>> Start Data for processing

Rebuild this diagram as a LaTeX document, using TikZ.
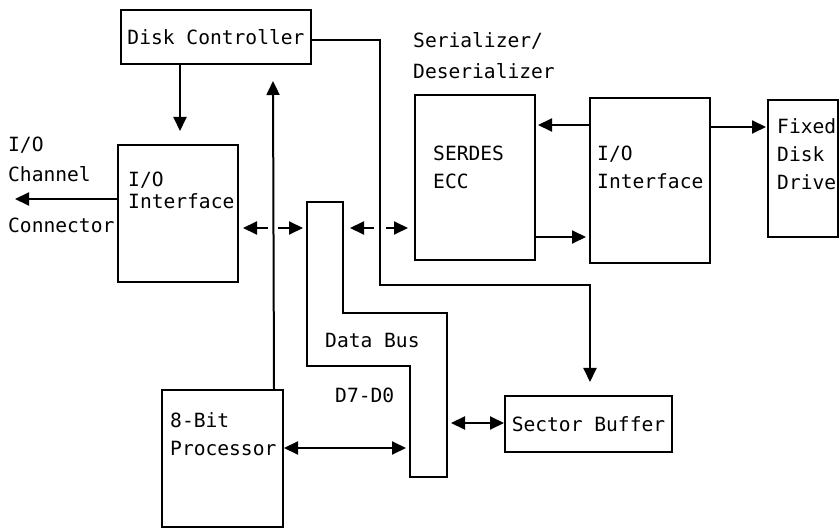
\documentclass[tikz,border=0pt]{standalone}
\usepackage{fontspec}
\setmonofont{DejaVu Sans Mono}
\usetikzlibrary{arrows.meta,positioning}
\begin{document}
\begin{tikzpicture}[
    x=1pt,y=-1pt,
    box/.style={draw,line width=2pt,inner sep=0pt,font=\ttfamily\fontsize{19.6}{28}\selectfont},
    lbl/.style={font=\ttfamily\fontsize{19.6}{28}\selectfont,inner sep=0pt,align=left},
    wire/.style={line width=2pt},
    arr/.style={wire,-{Triangle[length=14pt,width=13pt]}},
    darr/.style={wire,{Triangle[length=14pt,width=13pt]}-{Triangle[length=14pt,width=13pt]}}
    ]
    \useasboundingbox (0,0) rectangle (839,529);
    % blocks
    \node[box,minimum width=190pt,minimum height=54pt] (dc) at (216,37) {Disk Controller};
    \node[box,minimum width=120pt,minimum height=137pt] (ioL) at (178,213.5) {};
    \node[box,minimum width=120pt,minimum height=165pt] (serdes) at (475,177.5) {};
    \node[box,minimum width=120pt,minimum height=165pt] (ioR) at (650,180.5) {};
    \node[box,minimum width=70pt,minimum height=137pt] (disk) at (803,168.5) {};
    \node[box,minimum width=121pt,minimum height=137pt] (cpu) at (222.5,458.5) {};
    \node[box,minimum width=167pt,minimum height=56pt] (sb) at (588.5,424) {Sector Buffer};
    % data bus
    \draw[wire] (307,202) -| (343,313) -| (447,477) -| (410,366) -- (307,366) -- cycle;
    % texts
    \node[lbl,anchor=north west] (chan) at (8,137) {I/O\\[2pt]Channel};
    \node[lbl,anchor=north west] (conn) at (8,218) {Connector};
    \node[lbl,anchor=north west] (ioLtxt) at (128,172) {I/O\\[-6pt]Interface};
    \node[lbl,anchor=north west] (sertxt) at (413,32) {Serializer/\\[3pt]Deserializer};
    \node[lbl,anchor=north west] (serdestxt) at (433,146) {SERDES\\ECC};
    \node[lbl,anchor=north west] (ioRtxt) at (597,146) {I/O\\Interface};
    \node[lbl,anchor=north west] (disktxt) at (777,118) {Fixed\\Disk\\Drive};
    \node[lbl,anchor=north west] (cputxt) at (170,412) {8-Bit\\Processor};
    \node[lbl,anchor=base west] (bustxt) at (325,348) {Data Bus};
    \node[lbl,anchor=base west] (bitstxt) at (335,403) {D7-D0};
    % connectors
    \coordinate (chanend) at (15,199);
    \draw[arr] (ioL.west |- chanend) -- (chanend);
    \draw[arr] ([xshift=-36pt]dc.south) -- ([xshift=2pt,yshift=13pt]ioL.north);
    \draw[arr] ([xshift=-10pt]cpu.north east) -- ([xshift=57pt,yshift=-16pt]dc.south);
    \coordinate (bend) at (380,285);
    \draw[arr] ([yshift=-3pt]dc.east) -| (bend) -| ([xshift=1.5pt,yshift=13pt]sb.north);
    \draw[arr] (268,228) -- (243,228);
    \draw[arr] (278,228) -- (303,228);
    \draw[arr] (374,228) -- (350,228);
    \draw[arr] (386,228) -- (408,228);
    \draw[arr] (ioR.west |- 0,125) -- (538,125);
    \draw[arr] (serdes.east |- 0,237) -- (586,237);
    \draw[arr] (ioR.east |- 0,127) -- (766,127);
    \draw[darr] (cpu.east |- 0,448) -- (406,448);
    \draw[darr] (451,423) -- (sb.west |- 0,423);
\end{tikzpicture}
\end{document}
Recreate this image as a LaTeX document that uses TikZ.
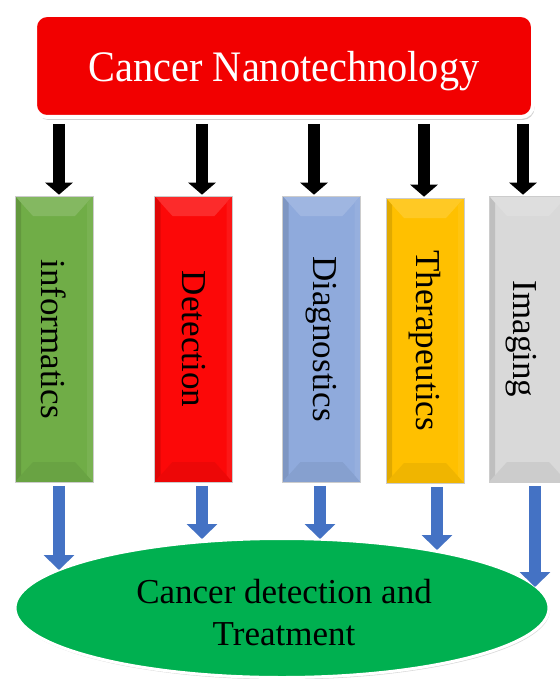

>> End Data for processing

Task requirements:
What is the number of lines above that contain "this"? Answer with that number only.

Full answer:
2